Parallèlement, les plateformes de streaming comme Spotify, Netflix, etc, exercent une emprise considérable sur la distribution de la musique et des films. Le streaming musical représente à lui seul 68,3 % des revenus mondiaux de la musique, mais les artistes locaux peinent à obtenir une visibilité équitable. Les playlists de Spotify sont souvent élaborées par des employés situés en dehors des régions qu’elles représentent, ce qui limite la visibilité des artistes locaux. De plus, les algorithmes déterminent les contenus proposés aux utilisateurs, favorisant les productions internationales grand public au détriment des talents locaux.

Obstacles juridiques : les artistes acculés

Les artistes européens ne sont pas seulement confrontés à des défis commerciaux, mais également à des obstacles juridiques. Les droits voisins, initialement conçus pour assurer aux artistes une part équitable des succès commerciaux de leurs œuvres, sont de plus en plus érodés. Un tournant majeur est survenu en 2020 avec l’arrêt RAAP de la Cour de justice de l’Union européenne (CJUE). Ce jugement a effectivement supprimé le principe de réciprocité, permettant aux artistes américains de percevoir des revenus issus des droits dans l’UE sans que les artistes européens bénéficient des mêmes droits aux États-Unis. Cette situation entraîne une fuite annuelle estimée à 125 millions d’euros de l’UE vers les États-Unis, sans retour significatif.

Le gouvernement belge a tenté de garantir un droit de rémunération équitable pour les artistes à travers une nouvelle législation, mais des géants technologiques comme Spotify et Google et autres ont immédiatement saisi la Cour constitutionnelle belge. Cela a conduit à 13 questions préjudicielles posées à la CJUE au Luxembourg, ce qui pourrait créer un précédent pour toute l’UE. Si les plateformes obtiennent gain de cause, la rémunération équitable des artistes dans toute l’Union pourrait être compromise.

La dimension européenne : un problème partagé

Cette problématique ne se limite pas à un seul pays. En France, le gouvernement oblige les stations de radio à diffuser un minimum de chansons francophones, une mesure visant à protéger la diversité culturelle. Cependant, ailleurs en Europe, il existe peu de réglementations pour soutenir les talents locaux. La domination des plateformes de streaming américaines, combinée à une législation européenne faible, conduit à une situation avec laquelle les artistes européens et les producteurs indépendants perdent progressivement des parts de marché.

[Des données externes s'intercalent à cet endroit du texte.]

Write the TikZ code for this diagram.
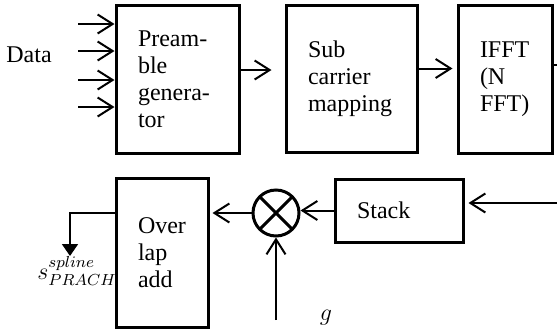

L’UE a tenté de protéger les artistes avec la directive DSM en 2019, mais les groupes de pression des grands acteurs internationaux ont fait en sorte que la législation dépende largement des négociations contractuelles. Cela signifie que les artistes individuels ont peu ou pas de pouvoir de négociation face à des géants comme Spotify et Netflix.

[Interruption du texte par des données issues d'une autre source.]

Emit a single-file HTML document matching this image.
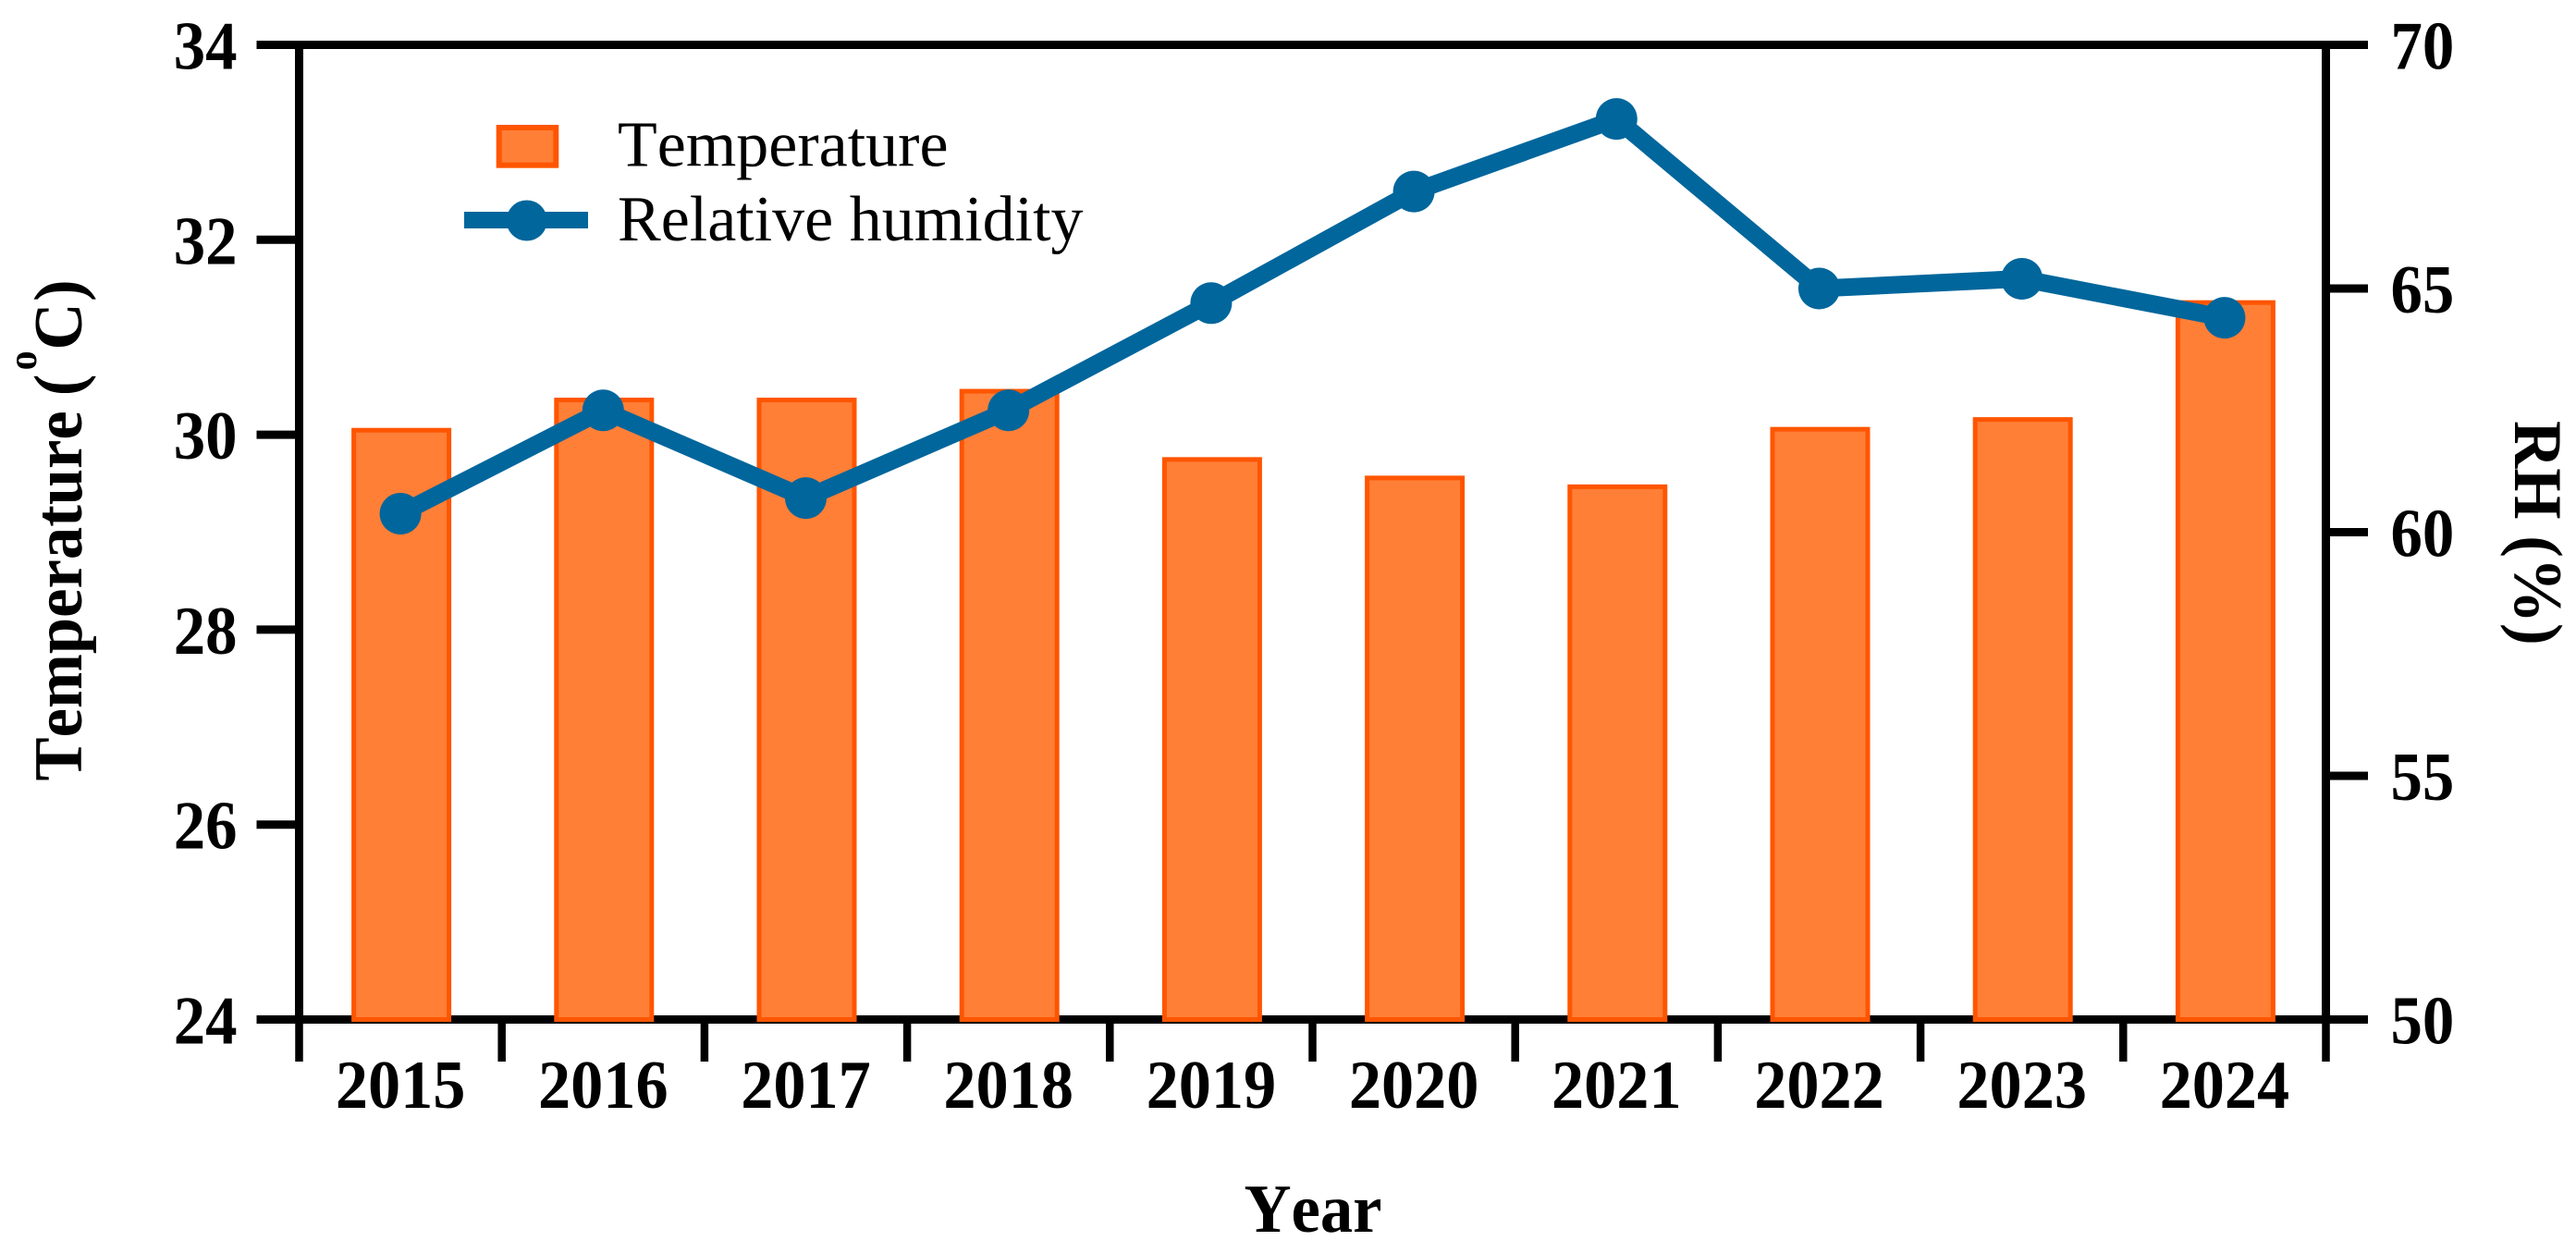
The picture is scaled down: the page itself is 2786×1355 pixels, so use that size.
<!DOCTYPE html>
<html lang="en">
<head>
<meta charset="utf-8">
<title>Temperature and relative humidity, 2015–2024</title>
<style>
html,body{margin:0;padding:0;background:#fff;width:2786px;height:1355px;overflow:hidden}
svg{display:block}
text{font-family:"Liberation Serif",serif;fill:#000;font-kerning:none}
.b{font-weight:bold;font-size:74px}
.r{font-size:70px}
</style>
</head>
<body>
<svg id="chart" xmlns="http://www.w3.org/2000/svg" width="2786" height="1355" viewBox="0 0 2786 1355">
  <rect x="0" y="0" width="2786" height="1355" fill="#fff"/>
  <g id="axes"></g>
  <g id="bars"></g>
  <g id="line"></g>
  <g id="labels"></g>

  <g transform="translate(88,844.5) rotate(-90) scale(0.955,1)">
    <text class="b"><tspan x="0" y="0">Temperature</tspan><tspan x="436" y="0">(</tspan><tspan x="465" y="-49" font-size="44">o</tspan><tspan x="488" y="0">C</tspan><tspan x="543" y="0">)</tspan></text>
  </g>
  <g transform="translate(2720,455) rotate(90) scale(0.96,1)">
    <text class="b" x="0" y="0">RH (%)</text>
  </g>
  <g transform="translate(1420,1332) scale(0.955,1)">
    <text class="b" x="0" y="0" text-anchor="middle">Year</text>
  </g>

  <g>
    <rect x="539.7" y="138" width="61.6" height="40.7" fill="#FF7F37" stroke="#FF5500" stroke-width="6"/>
    <text class="r" x="668" y="179.5">Temperature</text>
    <line x1="502" y1="238" x2="636" y2="238" stroke="#00669C" stroke-width="18"/>
    <circle cx="569.7" cy="238.5" r="22" fill="#00669C"/>
    <text class="r" x="668" y="260">Relative humidity</text>
  </g>
</svg>
<script>
const years = ['2015','2016','2017','2018','2019','2020','2021','2022','2023','2024'];
const temperature = [30.07,30.38,30.38,30.47,29.77,29.58,29.49,30.08,30.18,31.38];
const humidity = [60.38,62.5,60.7,62.5,64.7,66.99,68.48,65.0,65.2,64.4];
const tempTicks = [24,26,28,30,32,34];
const rhTicks = [50,55,60,65,70];

const NS = 'http://www.w3.org/2000/svg';
const plot = {left:323.5, right:2515.5, top:48.5, bottom:1102.5};
const tempDomain = [24,34];
const rhDomain = [50,70];
const xBand = i => plot.left + (plot.right - plot.left) / years.length * i;
const xCenter = i => xBand(i + 0.5);
const yTemp = v => plot.bottom - (v - tempDomain[0]) / (tempDomain[1] - tempDomain[0]) * (plot.bottom - plot.top);
const yRh = v => plot.bottom - (v - rhDomain[0]) / (rhDomain[1] - rhDomain[0]) * (plot.bottom - plot.top);

function mk(tag, attrs, parent){
  const el = document.createElementNS(NS, tag);
  for (const k in attrs) el.setAttribute(k, attrs[k]);
  parent.appendChild(el);
  return el;
}
function label(str, x, y, anchor, sx, parent){
  const g = mk('g', {transform:'translate(' + x + ',' + y + ') scale(' + sx + ',1)'}, parent);
  
  
  const t = mk('text', {class:'b', x:0, y:0, 'text-anchor':anchor}, g);
  
  
  t.textContent = str;
}

const axes = document.getElementById('axes');
const barsG = document.getElementById('bars');
const lineG = document.getElementById('line');
const labelsG = document.getElementById('labels');
const black = {stroke:'#000'};

// frame
const frameTop = mk('line', Object.assign({x1:277.5, x2:2561, y1:plot.top, y2:plot.top, 'stroke-width':9}, black), axes);


const frameBottom = mk('line', Object.assign({x1:277.5, x2:2561, y1:plot.bottom, y2:plot.bottom, 'stroke-width':9}, black), axes);


const frameLeft = mk('line', Object.assign({x1:plot.left, x2:plot.left, y1:plot.top, y2:plot.bottom, 'stroke-width':9}, black), axes);


const frameRight = mk('line', Object.assign({x1:plot.right, x2:plot.right, y1:plot.top, y2:plot.bottom, 'stroke-width':9}, black), axes);



// left ticks
tempTicks.forEach(v => {
  const y = yTemp(v);
  const t = mk('line', Object.assign({x1:277.5, x2:plot.left, y1:y, y2:y, 'stroke-width':9}, black), axes);
  
  
  label(String(v), 256.5, y + 26, 'end', 0.93, labelsG);
});
// right ticks
rhTicks.forEach(v => {
  const y = yRh(v);
  const t = mk('line', Object.assign({x1:plot.right, x2:2561, y1:y, y2:y, 'stroke-width':9}, black), axes);
  
  
  label(String(v), 2585.5, y + 26, 'start', 0.93, labelsG);
});
// x ticks
for (let i = 0; i <= years.length; i++){
  const x = xBand(i);
  const t = mk('line', Object.assign({x1:x, x2:x, y1:plot.bottom, y2:1148, 'stroke-width':8.5}, black), axes);
  
  
}
years.forEach((yr, i) => label(yr, xCenter(i), 1198, 'middle', 0.95, labelsG));

// bars
const barW = 103;
temperature.forEach((v, i) => {
  const y = yTemp(v) + 2.5;
  const r = mk('rect', {x:xCenter(i) + 1 - barW / 2, y:y, width:barW, height:plot.bottom - y, fill:'#FF7F37', stroke:'#FF5500', 'stroke-width':5}, barsG);
  
  
});

// humidity line
const pts = humidity.map((v, i) => xCenter(i) + ',' + yRh(v)).join(' ');
const poly = mk('polyline', {points:pts, fill:'none', stroke:'#00669C', 'stroke-width':19, 'stroke-linejoin':'miter'}, lineG);


humidity.forEach((v, i) => {
  const c = mk('circle', {cx:xCenter(i), cy:yRh(v), r:22.5, fill:'#00669C'}, lineG);
  
  
});
</script>
</body>
</html>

Temps d’agir : comment l’Europe peut-elle réagir ?

Si l’Europe souhaite préserver sa diversité culturelle, des mesures concrètes s’imposent. L’UE pourrait instaurer un droit de rémunération équitable pour les artistes, leur assurant une juste compensation pour l’exploitation en ligne de leurs œuvres. De plus, l’UE devrait envisager de revoir l’arrêt RAAP et de réintroduire la réciprocité, afin que les artistes européens ne soient plus financièrement désavantagés par rapport à leurs homologues américains.

En outre, nous devons réfléchir à une réglementation obligeant les plateformes de streaming à assurer une représentation équitable de la musique locale et des productions audiovisuelles. Imposer des quotas aux services de streaming, comme cela se fait pour la radio, pourrait être un moyen de rendre le contenu local plus visible.

Conclusion

La lutte pour la diversité culturelle européenne n’est pas encore perdue, mais elle nécessite une action politique urgente. Si l’Europe ne résiste pas à la pression économique et juridique des acteurs internationaux, elle risque de troquer une riche tradition culturelle contre une uniformisation dictée par des algorithmes et la quête du profit. Le moment est venu de rassembler artistes, producteurs et décideurs politiques pour assurer un avenir où la musique et le cinéma européens non seulement survivent, mais prospèrent.